Now, the question might be more than just whether Tesla can catch up. It could be about whether the company is anywhere close to the rest of the fleet. Push has come to shove. And Musk will have to finally put his cards on the table and show what’s in his hand.
Tesla’s pitch is that its approach will ultimately scale faster than anyone else’s. Millions of Teslas already on the road are logging miles and feeding data to the company’s AI. Tesla uses vision-only software, while rivals also rely on lidar and radar sensors and stick to pre-mapped routes, expanding methodically, city by city.
But scale doesn’t guarantee autonomy.
Tesla’s fleet remains at Level 2 — driver assistance — and the coming fleet in Austin is expected to have safety drivers or tight remote supervision. If the company leans heavily on tele-ops to keep its cars moving, it’s a sign that the FSD dream still needs human scaffolding, which could puncture both the hype and the vision.

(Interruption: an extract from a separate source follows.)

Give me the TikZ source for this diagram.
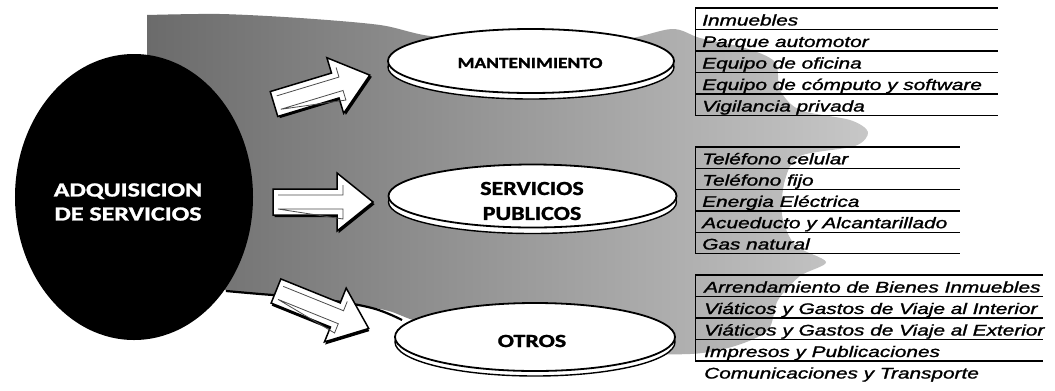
\documentclass[tikz,border=0pt]{standalone}
\usepackage{fontspec}
\setmainfont{Liberation Sans}
\newfontfamily\listfont{Liberation Sans}[ItalicFeatures={FakeBold=1.2}]
\newfontfamily\labfont{Carlito}[BoldFeatures={FakeBold=1.2}]
\usetikzlibrary{shapes.geometric}
\tikzset{
  listtxt/.style={anchor=base west, inner sep=0pt, xscale=1.35,
    font=\listfont\fontsize{15.4bp}{18bp}\selectfont\itshape},
  listline/.style={line width=1.3bp, black},
  oval/.style={ellipse, draw=black, line width=1.8bp, fill=white, inner sep=0pt},
  ovalshadow/.style={draw=black, line width=1.4bp, fill=white},
  lab/.style={inner sep=0pt, align=center, text=black},
  blockarr/.pic={
    \path[fill=black, shift={(1.6,2.2)}] (0,-13)--(64,-13)--(64,-29)--(100,0)--(64,29)--(64,13)--(0,13)--cycle;
    \path[draw=black, fill=white, line width=1.5bp] (0,-13)--(64,-13)--(64,-29)--(100,0)--(64,29)--(64,13)--(0,13)--cycle;
    \path[draw=black!70, line width=0.8bp] (5,-7)--(70,-7)--(70,-17) (70,17)--(70,7)--(5,7)--cycle;
  }
}
\begin{document}
\begin{tikzpicture}[x=1bp, y=-1bp]
\useasboundingbox (0,0) rectangle (1055,390);
\fill[white] (0,0) rectangle (1055,390);

% textured grey band behind the diagram
\shade[left color=black!58, right color=black!22]
  plot[smooth, tension=0.5] coordinates {
   (147,15) (220,14) (300,18) (380,25) (430,36) (520,44) (620,40) (672,29)
   (700,38) (745,48) (775,62) (780,90) (800,110) (850,120) (868,132)
   (855,146) (800,156) (785,180) (782,215) (795,245) (826,262) (800,276)
   (778,300) (768,330) (735,346) (690,354) (600,352) (500,338) (420,322)
   (385,310) (320,299) (260,294) (226,291)}
  -- (170,200) -- (147,60) -- cycle;
\draw[line width=2.2bp, black] plot[smooth, tension=0.6] coordinates {(226,291) (260,294) (320,299) (372,308) (402,320)};

% list groups
\foreach \y in {8,29.5,51,72.5,94,115.5} \draw[listline] (695,\y) -- (998,\y);
\foreach \y in {147,168.3,189.6,210.9,232.2,253.5} \draw[listline] (695,\y) -- (960,\y);
\foreach \y in {275,296.5,318,339.5,361} \draw[listline] (695,\y) -- (1043,\y);
\draw[line width=1bp] (695,8) -- (695,115.5);
\draw[line width=1bp] (695,147) -- (695,253.5);
\draw[line width=1bp] (695,275) -- (695,361);

\node[listtxt] (m1) at (702,25.5) {Inmuebles};
\node[listtxt] (m2) at (702,47) {Parque automotor};
\node[listtxt] (m3) at (702,68.5) {Equipo de oficina};
\node[listtxt] (m4) at (702,90) {Equipo de cómputo y software};
\node[listtxt] (m5) at (702,111.5) {Vigilancia privada};

\node[listtxt] (s1) at (702,164.3) {Teléfono celular};
\node[listtxt] (s2) at (702,185.6) {Teléfono fijo};
\node[listtxt] (s3) at (702,206.9) {Energia Eléctrica};
\node[listtxt] (s4) at (702,228.2) {Acueducto y Alcantarillado};
\node[listtxt] (s5) at (702,249.5) {Gas natural};

\node[listtxt] (o1) at (704,292.5) {Arrendamiento de Bienes Inmuebles};
\node[listtxt] (o2) at (704,314) {Viáticos y Gastos de Viaje al Interior};
\node[listtxt] (o3) at (704,335.5) {Viáticos y Gastos de Viaje al Exterior};
\node[listtxt] (o4) at (704,357) {Impresos y Publicaciones};
\node[listtxt] (o5) at (704,378.5) {Comunicaciones y Transporte};

% category ovals
\coordinate (mantc) at (531,61);
\coordinate (servc) at (532.5,196);
\coordinate (otrc) at (535,337);
\draw[ovalshadow] ([yshift=-6bp]mantc) ellipse [x radius=143, y radius=32];
\node[oval, minimum width=286bp, minimum height=64bp] (mant) at (mantc) {};
\draw[ovalshadow] ([yshift=-6bp]servc) ellipse [x radius=144, y radius=31.5];
\node[oval, minimum width=288bp, minimum height=63bp] (serv) at (servc) {};
\draw[ovalshadow] ([yshift=-5bp]otrc) ellipse [x radius=140, y radius=34];
\node[oval, minimum width=280bp, minimum height=68bp] (otr) at (otrc) {};

\node[lab, font=\labfont\bfseries\fontsize{15.5bp}{18bp}\selectfont] (manttxt) at (530,63) {\scalebox{1.25}[1]{MANTENIMIENTO}};
\node[lab, font=\labfont\bfseries\fontsize{20bp}{25bp}\selectfont] (servtxt) at (532,201) {\scalebox{1.2}[1]{SERVICIOS}\\\scalebox{1.2}[1]{PUBLICOS}};
\node[lab, font=\labfont\bfseries\fontsize{18.6bp}{22bp}\selectfont] (otrtxt) at (532,341) {\scalebox{1.29}[1]{OTROS}};

% main black oval
\node[ellipse, fill=black, inner sep=0pt, minimum width=238bp, minimum height=286bp] (adq) at (134,197) {};
\node[lab, text=white, font=\labfont\bfseries\fontsize{20bp}{24bp}\selectfont] (adqtxt) at (128,202) {\scalebox{1.3}[1]{ADQUISICION}\\\scalebox{1.3}[1]{DE SERVICIOS}};

% block arrows
\coordinate (a1s) at (274,104);
\coordinate (a2s) at (273,202);
\coordinate (a3s) at (276,291);
\pic[rotate=16.8] (arr1) at (a1s) {blockarr};
\pic (arr2) at (a2s) {blockarr};
\pic[rotate=-22] (arr3) at (a3s) {blockarr};
\end{tikzpicture}
\end{document}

Still, Tesla’s strategy is a bold one. If the system can reliably operate in real-world environments with minimal intervention, it could mark a turning point not just for Tesla but for the entire autonomous vehicle (AV) industry.
Tesla may be first in the headlines — but Waymo is first on the road.
Waymo’s fully driverless cars operate in Phoenix, San Francisco, and parts of Los Angeles and Austin; they’re coming to Atlanta, Miami, Washington, D.C., and even Tokyo soon. They handle complex city driving without anyone behind the wheel — and they do it at scale. As of mid-2025, Waymo is providing millions of driverless rides per quarter, with consistent safety records and publicly available data.
Tesla’s system, meanwhile, requires constant supervision from a human driver. And then there’s the safety record. Federal investigations have tied Tesla’s Autopilot and FSD systems to dozens of crashes, some fatal. The Department of Transportation is probing how Tesla’s systems handle edge cases such as glare, fog, and dust. And last year, the company recalled more than two million vehicles to add additional warnings and constraints on its driver-assistance software.
That’s not exactly the reputation you want when introducing robotaxis to the public.
John Krafcik, Waymo’s former CEO, hasn’t minced words. “Tesla has aspired to compete with Waymo for nearly 10 years, but they still don’t,” he told Business Insider. “They’re a car company with a driver-assist system. … They haven’t delivered a single fully autonomous revenue-generating ride yet, something Waymo is already doing a million times a month.”
From what we know about the Austin launch, this is less about full-on autonomy and more about optics. As Tesla sales cool, competition from China heats up, and Musk’s company faces more scrutiny as a result of his feuds, Tesla’s robotaxi dream is looking more like a lifeline than a luxury.
Tesla reportedly has asked city officials to keep details of the pilot under wraps, citing trade secrets. But analysts, including Morgan Stanley’s Adam Jones, say the robotaxis will operate in tightly geofenced areas, during good weather, and with significant behind-the-scenes support. In other words, the “autonomous” system may look more like a remote-controlled stunt than a glimpse of the future.
But if the pilot program goes smoothly, it will give Musk something he hasn’t had in a while: proof. Proof that Tesla can make robotaxis operate in the real world. Proof that investors can keep believing the long-term story. Proof that the AI he has spent years hyping might finally be road-ready.
Musk has promised that robotaxis will turn every Tesla into a money-printing asset. He has pitched a future in which you can send your car off to earn passive income while you’re at work. He’s also said that people buying anything other than a Tesla are essentially buying a horse.
That vision has kept Tesla’s valuation buoyed through missed deadlines and repeated delays.
So far, analysts have held steady. Wedbush’s Dan Ives said he’s keeping an “Outperform” rating and a $500 target, banking on Tesla’s AI future. Ives, a longtime Tesla bull, said Wedbush expects to see robotaxis deployed in 20 to 25 U.S. cities over the coming year.
He wrote, “We believe the vast majority of valuation upside looking ahead for Tesla is centered around the success of its autonomous vision taking hold with this key launch in Austin ahead.” Ives has estimated that AI and AVs are worth “at least $1 trillion alone for Tesla” and that Tesla will be “one of the best pure plays on AI over the next decade.”
In an analyst note, Stifel’s Stephen Gengaro echoed that sentiment: Tesla, with seven million cars outfitted for autonomy, could dominate once unsupervised robotaxis go live. He wrote: “Competitors’ fleets of just thousands of cars would only be able to serve a confined portion of the total addressable market, and would need to make significant capital expenditures to build out capital-intensive assets that take time to produce.”
Still, serious skeptics remain.
That’s why this Austin rollout matters. Can Tesla show that its self-driving tech is ready for prime time, even on a limited stage? Will regulators accept the company’s definitions of “autonomous”? And can Musk deliver something that isn’t just technically impressive but commercially viable? This week, we might start to find out. But with Musk, we’ve learned to expect more show than tell.
And this show’s been a long time coming.